Yesterday, I was speaking with a friend who was learning English as a second language. I don’t remember which word it was exactly, but we got on the subject of corporate speak, the nigh-meaningless terminology that businesses use to recast their activities as something impressive sounding.
I ended up sending her a link to Weird Al Yankovic’s recent video, “Mission Statement” which makes fun of corporate speak.
I let her listen to Weird Al sing about synergies, operationalizing strategies, monetizing assets and other esoteric phrases set to “Suite Judy Blue Eyes,” preparing to be asked what the heck those words meant.
As I waited, it suddenly occurred to me that my hopes for simplified grant reports where non-profits honestly reported the results of the project rather than claiming everything went as well or better than planned, were probably impossible.

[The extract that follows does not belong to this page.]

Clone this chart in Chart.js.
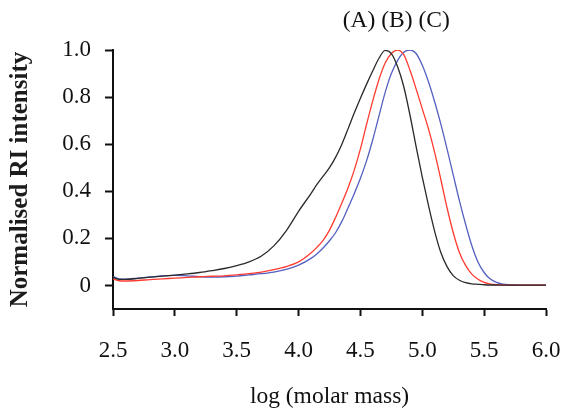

As long as for-profit companies are using this self-aggrandizing language to talk about themselves, non-profits are going to be expected to mimic them to some degree to provide the appearance of competence and effectiveness. Most granting entities are either the non-profit arm of companies employing this blather or are foundations with boards comprised of people who work for these companies. For them, use of the latest corporate speak buzzwords are indications of organizational health.
It also occurred to me that the difficulty in attracting audiences from all strata of society might be rooted, in part, in the need to employ an esoteric vocabulary. The need to sound impressive for funders probably influences marketing text. .
But it doesn’t mean much to the audiences you wish would show up.
Certainly there are plenty of other factors which might inhibit a decision to attend an event. Programmings choices that don’t resonate with the interests of local audiences being one.
However, I wouldn’t be surprised to learn that new employees who understand how to communicate in a way that interests desired community demographics find themselves pressured either overtly or subliminally over time to use more “polished” language.
I’m afraid that just as like death and taxes, the influence of corporate speak is going to persist until we can actualize a paradigm shift by distilling our core identities into a bleeding edge proactive client centric modality.